> Goal of the exercise:
Extract the lines from the start through the line that holds "from matplotlib.patches import Rectangle", both included, omitting all images.
***** Data section
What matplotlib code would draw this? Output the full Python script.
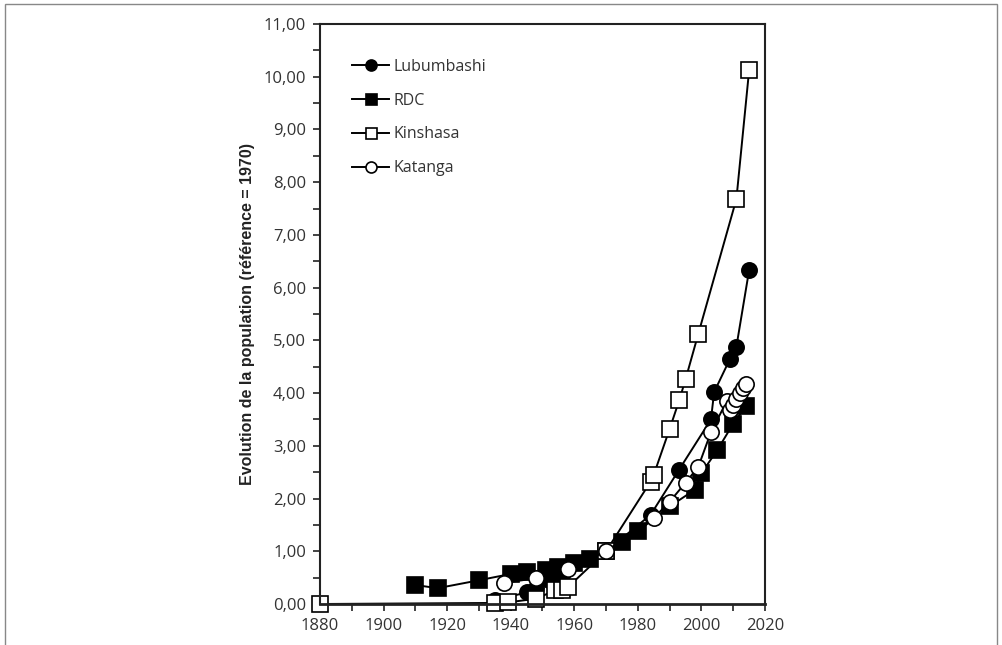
import matplotlib
matplotlib.use("Agg")
import matplotlib.pyplot as plt
from matplotlib.ticker import MultipleLocator, FuncFormatter
from matplotlib.patches import Rectangle

# Données (référence = 1970)
lubumbashi_years = [1935, 1945, 1948, 1952, 1956, 1970, 1984, 1993, 2003, 2004, 2009, 2011, 2015]
lubumbashi_vals = [0.07, 0.22, 0.30, 0.45, 0.55, 1.00, 1.69, 2.55, 3.50, 4.02, 4.65, 4.88, 6.33]

rdc_years = [1910, 1917, 1930, 1940, 1945, 1951, 1955, 1960, 1965, 1970, 1975, 1980, 1990,
             1998, 2000, 2005, 2010, 2014]
rdc_vals = [0.36, 0.30, 0.45, 0.57, 0.61, 0.64, 0.70, 0.77, 0.85, 1.00, 1.17, 1.38, 1.85,
            2.17, 2.48, 2.92, 3.42, 3.75]

kinshasa_years = [1880, 1935, 1939, 1948, 1954, 1956, 1958, 1970, 1984, 1985, 1990, 1993,
                  1995, 1999, 2011, 2015]
kinshasa_vals = [0.00, 0.02, 0.03, 0.10, 0.26, 0.27, 0.32, 1.00, 2.32, 2.45, 3.32, 3.86,
                 4.26, 5.12, 7.68, 10.12]

katanga_years = [1938, 1948, 1958, 1970, 1985, 1990, 1995, 1999, 2003, 2008, 2009, 2010,
                 2011, 2012, 2013, 2014]
katanga_vals = [0.40, 0.49, 0.66, 1.00, 1.63, 1.94, 2.30, 2.60, 3.26, 3.85, 3.68, 3.78,
                3.88, 4.00, 4.10, 4.17]

plt.rcParams["font.family"] = ["Open Sans", "DejaVu Sans"]

fig = plt.figure(figsize=(10.03, 6.45), dpi=100)
ax = fig.add_axes([320 / 1003, 1 - 604 / 645, 445 / 1003, 580 / 645])

# cadre gris autour de l'image
fig.patches.append(Rectangle((5 / 1003, -0.05), 992 / 1003, 1.05 - 4 / 645,
                             transform=fig.transFigure, fill=False,
                             edgecolor="#888888", linewidth=1.0))

style = dict(color="black", linewidth=1.4, markersize=11, markeredgewidth=1.2,
             markeredgecolor="black", clip_on=False)

ax.plot(lubumbashi_years, lubumbashi_vals, marker="o", markerfacecolor="black",
        label="Lubumbashi", **style)
ax.plot(rdc_years, rdc_vals, marker="s", markerfacecolor="black", label="RDC", **style)
ax.plot(kinshasa_years, kinshasa_vals, marker="s", markerfacecolor="white",
        label="Kinshasa", **style)
ax.plot(katanga_years, katanga_vals, marker="o", markerfacecolor="white",
        label="Katanga", **style)

ax.set_xlim(1880, 2020)
ax.set_ylim(0, 11)
ax.xaxis.set_major_locator(MultipleLocator(20))
ax.xaxis.set_minor_locator(MultipleLocator(10))
ax.yaxis.set_major_locator(MultipleLocator(1))
ax.yaxis.set_minor_locator(MultipleLocator(0.5))
ax.yaxis.set_major_formatter(FuncFormatter(lambda v, p: f"{v:.2f}".replace(".", ",")))

ax.tick_params(which="both", direction="out", length=5, width=1.2, color="#222222")
ax.tick_params(which="major", labelsize=12, labelcolor="#333333", pad=5)

for s in ax.spines.values():
    s.set_linewidth(1.5)
    s.set_color("#222222")
ax.spines["bottom"].set_linewidth(2.0)

ax.set_ylabel("Evolution de la population (référence = 1970)", fontsize=11.5,
              fontweight="bold", family=["Liberation Sans", "DejaVu Sans"],
              labelpad=6, color="#222222")

leg = ax.legend(loc="upper left", bbox_to_anchor=(0.04, 0.965), frameon=False,
                prop={"size": 11.5}, handlelength=2.3, handletextpad=0.28,
                labelspacing=1.12, markerscale=0.72)
for t in leg.get_texts():
    t.set_color("#333333")

fig.savefig("out.png", dpi=100)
**********
> In response:
What matplotlib code would draw this? Output the full Python script.
import matplotlib
matplotlib.use("Agg")
import matplotlib.pyplot as plt
from matplotlib.ticker import MultipleLocator, FuncFormatter
from matplotlib.patches import Rectangle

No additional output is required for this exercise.